I want people to see the whole natural world as something fragile, diverse, complicated. But beauty is incredibly important. There's too much contemporary art in recent decades that has ignored beauty and gone more for shock and awe. If you want to make the environment and what's happening to it accessible, artworks can be a really good tool to make people engage with science.

Making marks on my canvases along the river gives me a platform to bring this subject up in public. When I'm talking at the Royal Academy, people expect me to talk about making a painting on the bank of the river, and why I do that. I'm tell them that it's political, that’s it’s the front line of the catastrophe we're going through.

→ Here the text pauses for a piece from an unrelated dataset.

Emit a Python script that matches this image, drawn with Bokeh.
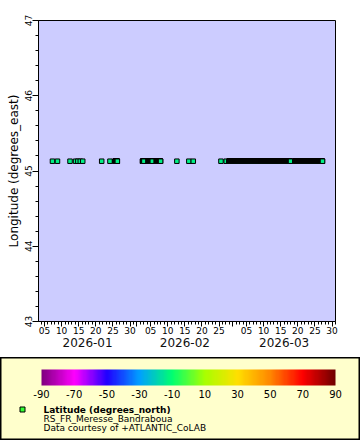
import numpy as np
import pandas as pd
from bokeh.plotting import figure
from bokeh.models import (ColumnDataSource, Range1d, DatetimeAxis, LinearAxis, FixedTicker,
                          SingleIntervalTicker, DatetimeTickFormatter, LinearColorMapper,
                          ColorBar, Label, PrintfTickFormatter)
from bokeh.layouts import column
from bokeh.embed import file_html
from bokeh.resources import INLINE

FONT = "DejaVu Sans"

# ---- data ----
# observation sessions of the station (hourly sampling inside a session)
session_start = ["2026-01-07 08:00", "2026-01-08 19:00", "2026-01-12 11:00", "2026-01-14 02:00",
                 "2026-01-14 18:00", "2026-01-15 11:00", "2026-01-16 04:00", "2026-01-21 17:00",
                 "2026-01-24 03:00", "2026-01-25 14:00", "2026-02-02 15:00", "2026-02-04 07:00",
                 "2026-02-06 16:00", "2026-02-12 16:00", "2026-02-16 04:00", "2026-02-17 11:00",
                 "2026-02-25 13:00", "2026-02-27 02:00", "2026-02-27 21:00", "2026-03-19 04:00"]
session_end = ["2026-01-07 08:00", "2026-01-08 19:00", "2026-01-12 11:00", "2026-01-14 02:00",
               "2026-01-14 18:00", "2026-01-15 11:00", "2026-01-16 04:00", "2026-01-21 17:00",
               "2026-01-24 03:00", "2026-01-26 07:00", "2026-02-03 01:00", "2026-02-05 12:00",
               "2026-02-07 22:00", "2026-02-12 16:00", "2026-02-16 04:00", "2026-02-17 11:00",
               "2026-02-25 13:00", "2026-02-27 02:00", "2026-03-17 21:00", "2026-03-27 05:00"]
sampling_interval = "1h"
station_lon = 45.13
station_lat = -12.70

x_start = "2026-01-03 06:00"
x_end = "2026-03-31 00:00"
y_start, y_end = 43, 47
month_label_at = ["2026-01-17 14:00", "2026-02-15 00:00", "2026-03-16 00:00"]
colorbar_ticks = [-90, -70, -50, -30, -10, 10, 30, 50, 70, 90]

y_label = "Longitude (degrees_east)"
color_label = "Latitude (degrees_north)"
station_name = "RS_FR_Meresse_Bandraboua"
credit = "Data courtesy of +ATLANTIC_CoLAB"

# rainbow palette stops
rainbow_values = [-90, -70, -50, -30, -10, 10, 30, 50, 70, 90]
rainbow_colors = ["#800080", "#ff00ff", "#2000ff", "#00a0ff", "#00ff70",
                  "#a8ff00", "#ffe000", "#ff8800", "#ff0000", "#700000"]


def _rgb(h):
    return [int(h[i:i + 2], 16) for i in (1, 3, 5)]


_stops = np.array([_rgb(c) for c in rainbow_colors], dtype=float)
palette = ["#%02x%02x%02x" % tuple(int(round(np.interp(v, rainbow_values, _stops[:, k]))) for k in range(3))
           for v in np.linspace(-90, 90, 256)]
mapper = LinearColorMapper(palette=palette, low=-90, high=90)

times = []
for s, e in zip(session_start, session_end):
    times.extend(list(pd.date_range(s, e, freq=sampling_interval)))
source = ColumnDataSource(dict(time=times, lon=[station_lon] * len(times), lat=[station_lat] * len(times)))


def ms(t):
    return int((pd.Timestamp(t) - pd.Timestamp("1970-01-01")) // pd.Timedelta("1ms"))


# ---- main figure ----
p = figure(width=360, height=357, output_backend="svg", toolbar_location=None, tools="",
           x_axis_type=None, y_axis_type=None,
           x_range=Range1d(pd.Timestamp(x_start), pd.Timestamp(x_end)),
           y_range=Range1d(y_start, y_end),
           min_border_left=38, min_border_right=25, min_border_top=20, min_border_bottom=36,
           background_fill_color="#ccccff", border_fill_color="white",
           outline_line_color="black", outline_line_width=1)
p.grid.visible = False

major_days = []
for m, ndays in ((1, 31), (2, 28), (3, 31)):
    for d in (1, 5, 10, 15, 20, 25, 30):
        if d <= ndays:
            major_days.append(pd.Timestamp(2026, m, d))
minor_days = list(pd.date_range("2026-01-01", "2026-04-01", freq="D"))
overrides = {ms(t): "" for t in major_days if t.day == 1}

fmt_fields = ["microseconds", "milliseconds", "seconds", "minsec", "minutes", "hourmin",
              "hours", "days", "months", "years"]
fmt_day = DatetimeTickFormatter(**{f: "%d" for f in fmt_fields})
fmt_month = DatetimeTickFormatter(**{f: "%Y-%m" for f in fmt_fields})

xa = DatetimeAxis(ticker=FixedTicker(ticks=[ms(t) for t in major_days], minor_ticks=[ms(t) for t in minor_days]),
                  formatter=fmt_day, major_label_overrides=overrides,
                  major_tick_out=5, major_tick_in=0, minor_tick_out=3, minor_tick_in=0,
                  major_label_standoff=0, major_label_text_font=FONT, major_label_text_font_size="9px",
                  major_label_text_color="black", axis_line_color="black",
                  major_tick_line_color="black", minor_tick_line_color="black")
p.add_layout(xa, "below")

ma = DatetimeAxis(ticker=FixedTicker(ticks=[ms(t) for t in month_label_at], minor_ticks=[]),
                  formatter=fmt_month, major_tick_line_color=None, minor_tick_line_color=None,
                  axis_line_color=None, major_tick_out=0, major_tick_in=0, minor_tick_out=0, minor_tick_in=0,
                  major_label_standoff=1, major_label_text_font=FONT, major_label_text_font_size="12px",
                  major_label_text_font_style="normal", major_label_text_color="#111111")
p.add_layout(ma, "below")

ya = LinearAxis(ticker=SingleIntervalTicker(interval=1, num_minor_ticks=5),
                axis_label=y_label, axis_label_text_font=FONT, axis_label_text_font_size="12px",
                axis_label_text_font_style="normal", axis_label_text_color="black", axis_label_standoff=1,
                major_label_orientation="vertical", major_label_standoff=1,
                major_label_text_font=FONT, major_label_text_font_size="9px", major_label_text_color="black",
                major_tick_out=6, major_tick_in=0, minor_tick_out=3, minor_tick_in=0,
                axis_line_color="black", major_tick_line_color="black", minor_tick_line_color="black")
p.add_layout(ya, "left")

p.scatter("time", "lon", source=source, marker="square", size=4.5,
          fill_color={"field": "lat", "transform": mapper}, line_color="black", line_width=1)

# ---- legend panel ----
lg = figure(width=360, height=83, output_backend="svg", toolbar_location=None, tools="",
            x_axis_type=None, y_axis_type=None,
            x_range=Range1d(0, 360), y_range=Range1d(83, 0),
            min_border_left=0, min_border_right=0, min_border_top=0, min_border_bottom=0,
            background_fill_color="#ffffcc", border_fill_color="#ffffcc",
            outline_line_color="black", outline_line_width=2)
lg.grid.visible = False
for fig in (p, lg):
    try:
        fig.frame_align = False
    except AttributeError:
        pass

cb = ColorBar(color_mapper=mapper, orientation="horizontal", location=(41, 40), width=294, height=16,
              padding=0, ticker=FixedTicker(ticks=colorbar_ticks), formatter=PrintfTickFormatter(format="%d"),
              major_tick_line_color=None, minor_tick_line_color=None, bar_line_color=None,
              border_line_color=None, background_fill_alpha=0, label_standoff=4,
              major_label_text_font=FONT, major_label_text_font_size="10px", major_label_text_color="black")
lg.add_layout(cb, "center")

lg.scatter(x=[22], y=[52], marker="square", size=5, fill_color="#33ff33", line_color="black", line_width=1)
lg.add_layout(Label(x=43, y=52, text=color_label, text_font=FONT, text_font_size="9px",
                    text_font_style="bold", text_baseline="middle", text_color="black"))
lg.add_layout(Label(x=43, y=61, text=station_name, text_font=FONT, text_font_size="9px",
                    text_baseline="middle", text_color="black"))
lg.add_layout(Label(x=43, y=70, text=credit, text_font=FONT, text_font_size="9px",
                    text_baseline="middle", text_color="black"))

layout = column(p, lg, spacing=0)
open("out.html", "w").write(file_html(layout, INLINE))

Why is it political for you?

As an artist who works with the natural world and largely in situ, en plein air, I can't ignore the environmental catastrophe. If I'm going to share the beauty, joy, complexity of the natural world, I have to discuss the fragility of it as well. There's a responsibility in every one of us, in our day-to day-living and what we leave behind. Some can do more and some can do less – it largely boils down to your position in the world.

Tell us about how that manifests at your gallery

Ever since my earliest exhibitions, whether they were in commercial galleries or public galleries, I've always insisted there has to be another element to the exhibition, whether it's about fundraising or raising awareness for a cause, opening people’s eyes to charitable groups. Most exhibitions are either about selling work or just about the works themselves and how they were done and that’s it. But I've always believed there's a wider agenda, so when eventually we built the Jackson Foundation, that had to be a part and parcel of it and it's worked fantastically in all sorts of ways.

Our upstairs charity space focuses on the Foundation’s collaborations with some of the charities we support, including Greenpeace, Surfers Against Sewage and the Cornwall Wildlife Trust.

We’ve also been able to include the local community of St Just rather than just plonking this thing there and ignoring them. Its post-industrial, agricultural, ex mining, and although there's always been artists associated with there, the arts infrastructure has never been very inclusive. It’s important to bring in schools, colleges, youth groups, amateur painting clubs, to bring them all on board and also to encourage people to get out in the countryside. We arrange for people from wildlife groups and scientists to lead walks, show them what's out there. It's all about opening people's eyes and seeing what's changing in the world and why.



Kurt Jackson’s latest exhibition, “Sea Flower”, opens at the Jackson Foundation on 21 March. Kurt Jackson’s Rivers is out now.